1. Chop your potato into breakfast potato-sized chunks. Toss them onto a Silpat (or other non-stick baking surface).

2. Drizzle them in about 2 T of olive oil and turn them to coat completely.

3. Pop them into the oven on a high broil setting for about 7-9 minutes. Don't worry about seasoning yet - just let those bad boys cook for a bit.

4. While your potatoes are cooking, grab a skillet and melt enough butter just to coat the bottom of the pan. 

5. In a smaller bowl, whisk your eggs (yolks and whites) together, incorporating enough air so that you see bubbles after you've stopped whisking. 

6. Pour the whisked eggs into your buttered skillet over LOW HEAT, season with salt and pepper, and stir with a wooden spoon or non-stick spatula.

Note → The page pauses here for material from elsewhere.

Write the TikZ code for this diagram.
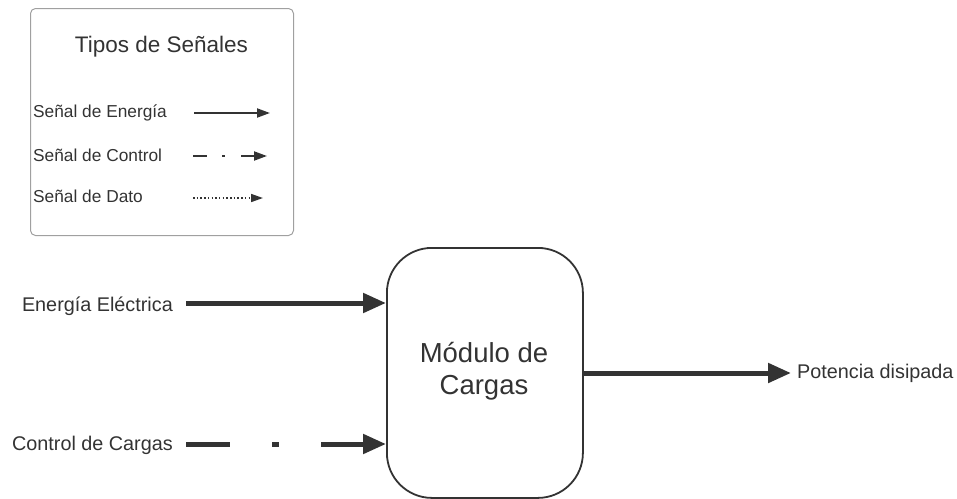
\documentclass[tikz,border=0pt]{standalone}
\usepackage{fontspec}
\setmainfont{Liberation Sans}
\usetikzlibrary{arrows.meta}
\definecolor{ink}{HTML}{333333}
\definecolor{frame}{HTML}{A0A0A0}
\begin{document}
\begin{tikzpicture}[x=1pt,y=-1pt,
  lbl/.style={text=ink,inner sep=0pt,font=\fontsize{19.8}{23}\selectfont},
  leglbl/.style={text=ink,inner sep=0pt,anchor=west,font=\fontsize{17.3}{20}\selectfont},
  bigflow/.style={draw=ink,line width=5pt,-{Triangle[length=23pt,width=19pt]}},
  smallflow/.style={draw=ink,line width=2pt,-{Triangle[length=13pt,width=9pt]}},
  ctrldash/.style={dash pattern=on 44pt off 42pt on 7pt off 42pt},
  legctrl/.style={dash pattern=on 14pt off 15pt on 3pt off 16pt},
  legdato/.style={line width=1.6pt,dash pattern=on 1.5pt off 2.2pt}]
\useasboundingbox (0,0) rectangle (957,498);

% legend frame
\node[draw=frame,line width=1pt,rounded corners=5pt,minimum width=263pt,minimum height=227pt,anchor=north west,inner sep=0pt] (legend) at (30,8) {};
\node[text=ink,inner sep=0pt,font=\fontsize{22.5}{26}\selectfont] (legtitle) at (161.5,47) {Tipos de Señales};

\node[leglbl] (lenergia) at (33,112.5) {Señal de Energía};
\node[leglbl] (lcontrol) at (33,155.5) {Señal de Control};
\node[leglbl] (ldato) at (33,196.5) {Señal de Dato};

\coordinate (le1) at (194,113);  \coordinate (le2) at (270,113);
\coordinate (lc1) at (193,156);  \coordinate (lc2) at (267,156);
\coordinate (ld1) at (193,198);  \coordinate (ld2) at (263,198);
\draw[smallflow] (le1) -- (le2);
\draw[smallflow,legctrl] (lc1) -- (lc2);
\draw[smallflow,line width=1.6pt,-{Triangle[length=12pt,width=8pt]},legdato] (ld1) -- (ld2);

% main block
\node[draw=ink,line width=1.8pt,rounded corners=45pt,minimum width=196pt,minimum height=250pt,anchor=north west,inner sep=0pt] (mod) at (386,247) {};
\node[text=ink,align=center,inner sep=0pt,font=\fontsize{27.5}{32}\selectfont] (modtxt) at (484,371) {Módulo de\\Cargas};

% inputs and output
\node[lbl,anchor=east] (energia) at (173,306) {Energía Eléctrica};
\node[lbl,anchor=east] (control) at (173,445) {Control de Cargas};
\node[lbl,anchor=west] (potencia) at (797,373) {Potencia disipada};

\coordinate (e0) at (186,303);
\coordinate (c0) at (186,444);
\coordinate (p1) at (791,373);
\draw[bigflow] (e0) -- (e0 -| mod.west);
\draw[bigflow,ctrldash] (c0) -- (c0 -| mod.west);
\draw[bigflow] (mod.east |- p1) -- (p1);
\end{tikzpicture}
\end{document}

The key to good scrambled eggs is no added dairy (I know, I know, but read this article) and cooking them low and slow. Takes a little longer, but SO worth it. 

7. Check on your potatoes. They should be singing in the oven and starting to get and golden brown. Pull out the baking sheet, season your potatoes with salt and rosemary to taste (don't overdo the rosemary - less is more). Toss to coat, then return your 'taters to the oven to finish cooking for another 5-7 minutes or so. 

8. At this point, your eggs should be done cooking. Remove them from heat and their skillet in order to stop the cooking process. Overcooked scrambled eggs are not terribly appetizing. 

9. These next steps are the easiest! Dollop some vanilla yogurt into small cups, top with fruit. Bada-bing-bada-boom. 

Tip: Every week, I buy fruit at the grocery store. Right when I get home, I wash, cut, and store all the fruit together in a bowl in my fridge. Having it ready to serve makes putting it over yogurt, snacking, and having some fruit for dessert a snap. Convenience is key in the kitchen!

9. Your 'taters should be deliciously golden brown by now. Pull them out of the oven and serve them up next to your gorgeous eggs. 

YUM.

10. Now, for the monkey salad! I wasn't kidding, this is real. Cut up a banana, toss some nuts (of your choice - I prefer cashews, Jordan prefers almonds) and coconut shavings into a small bowl, stir, and WHAM - a salad fit for a monkey's appetite - and yours. This also makes a killer snack for when your Whole 30 hunger rage kicks in. 

Now put all this deliciousness on a plate and enjoy! As the Barefoot Contessa would say, "How easy is that?"